Wednesday 30 January 2013

Un bon article qui démontre que le féminisme a encore toutes ses raisons d'être

J'entends souvent de jeunes femmes dire autour de moi (je vis dans la province de Québec au Canada), que le féminisme a peut-être été bien utile mais qu'il est désormais dépassé et n'a plus sa raison d'être.

Pauvres naïves.

Non seulement ces jeunes femmes dénigrent ainsi les efforts exceptionnels des féministes d'hier et d'aujourd'hui, mais elles font preuve d'un manque d'intérêt et de solidarité envers la majorité des femmes de la planète. Ces femmes elles ne réalisent pas la chance inouïe qu'elles ont de pouvoir s'exprimer, s'habiller, étudier s'épanouir comme elles l'entendent. Tout ceci, grâce aux efforts des féministes pour que les femmes puissent jouir des mêmes privilèges que les hommes.  Notre liberté reste encore fragile, comme l'explique si bien cet article de Josée Boileau au sujet du viol affreux d'une jeune femme de Delhi en décembre 2012.  Je le retranscris ici dans sa totalité :

Viol en Inde - Si près de nous

Josée Boileau
Le Devoir
7 janvier 2013

Elle a beau avoir eu lieu à l’autre bout du monde, la sauvage agression de décembre qui a entraîné la mort d’une jeune Indienne de 23 ans a bouleversé bien des gens, jusqu’au-delà des frontières. Pour les femmes, elle est un cruel rappel de la fragilité des acquis.

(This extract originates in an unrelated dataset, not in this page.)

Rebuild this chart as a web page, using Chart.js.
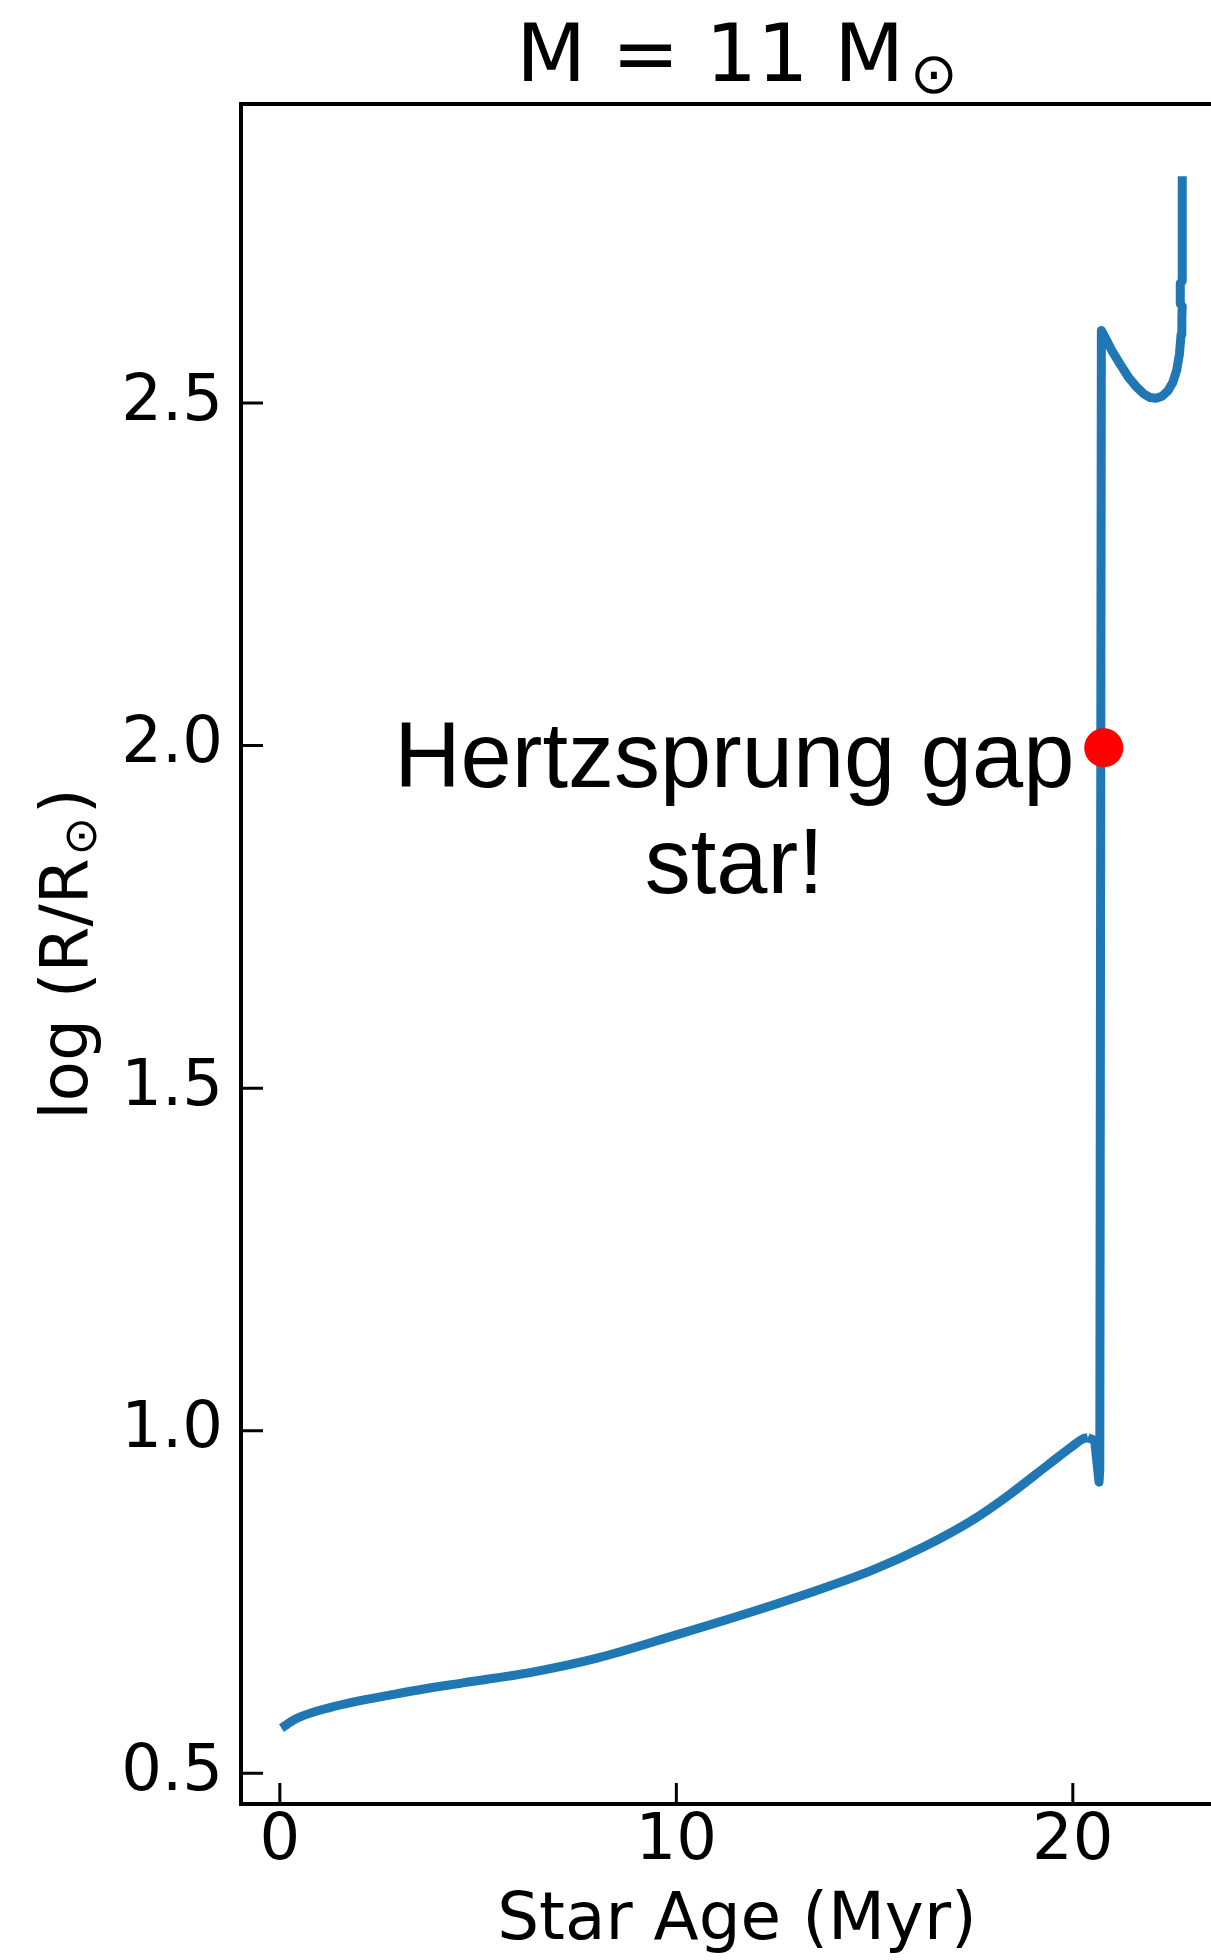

Le drame de cette jeune fille, battue et violée dans un autobus de Delhi aux côtés de son ami, lui aussi frappé à coups de barres de fer, a suscité en Inde une mobilisation sans précédent. Un réveil qu’on espère déterminant dans une société où l’accès à la modernité, qui implique l’égalité hommes-femmes, se bute à une tradition où la misogynie fait loi.

Des aspects de cette sordide histoire sont spécifiques à l’Inde, comme l’expliquait samedi notre correspondant Guy Taillefer. L’imbrication des inégalités au quotidien, l’indifférence de la classe politique aux maux sociaux, la dénonciation de modes de vie occidentaux sont autant d’éléments dont il faut tenir compte.

Néanmoins, la toile de fond de cette sordide affaire dépasse l’Inde, dépasse le viol, dépasse les chocs de civilisation. Ce qui est en jeu, ce qui touche tant, c’est la présence même des femmes dans l’espace public.

Nulle part au monde on ne trouvera un homme pour s’interroger sur son droit intrinsèque de sortir de sa maison, seul, pour marcher dans la rue, prendre les transports en commun, aller travailler, se divertir, manifester, même !, ou simplement flâner au grand air. Ce que l’on appelle vivre en société.

Pour la quasi-totalité des femmes de la planète, rien de tout cela ne va de soi. Même pour celles qui ne sont pas confinées à la maison, vivre dans l’espace public reste un dangereux pari. On voit à Mexico des autobus réservés aux femmes aux heures de pointe pour diminuer les agressions sexuelles. Dans plusieurs métropoles, même d’Europe, des taxis sont mis au service exclusif des femmes pour les protéger. Le printemps arabe nous a démontré les défis d’être une manifestante avec un grand E. Les milieux de travail sont des nids de harcèlement. Et presque partout, les places publiques sont des fiefs de rassemblement masculins. Quant aux bars…

La violence contre les femmes est une réalité si routinière en Inde qu’on n’en parle pas, écrivait encore notre collègue samedi. Cela, hélas, est vrai dans une foule de pays. Mais heureusement plus ici, où les agressions sont socialement perçues comme inacceptables. Une avancée gigantesque, mais que de batailles les féministes ont dû mener pour y arriver…


La violence ne dit toutefois pas tout de l’espace public. Au Québec, au Canada, subsiste tout un écart entre l’accès des hommes et des femmes au marché du travail, à la création, à des mandats électifs, aux responsabilités, aux prix, à la reconnaissance… Une affaire d’histoire, d’éducation, d’absence de modèles, de mentors, de réseaux, a-t-on expliqué depuis des années. Or que voit-on se repointer le nez, même de la bouche d’intellectuels ? La thèse essentialiste : au fond, les femmes, par leur nature, préfèrent la sphère privée à la vie publique. Plus confortable que de décortiquer le patriarcat !

À quoi il faut ajouter l’effacement suprême, que vient d’avaliser la plus haute cour du pays : celui du port du niqab devant les tribunaux. Notre Cour suprême qui rend acceptable, on croit rêver ! un marqueur de non-existence publique des femmes.

Pendant ce temps, d’autres meurent d’avoir été au cinéma, libre et tête nue, en bus, avec un amoureux… Non, l’Inde n’est pas si loin de nous.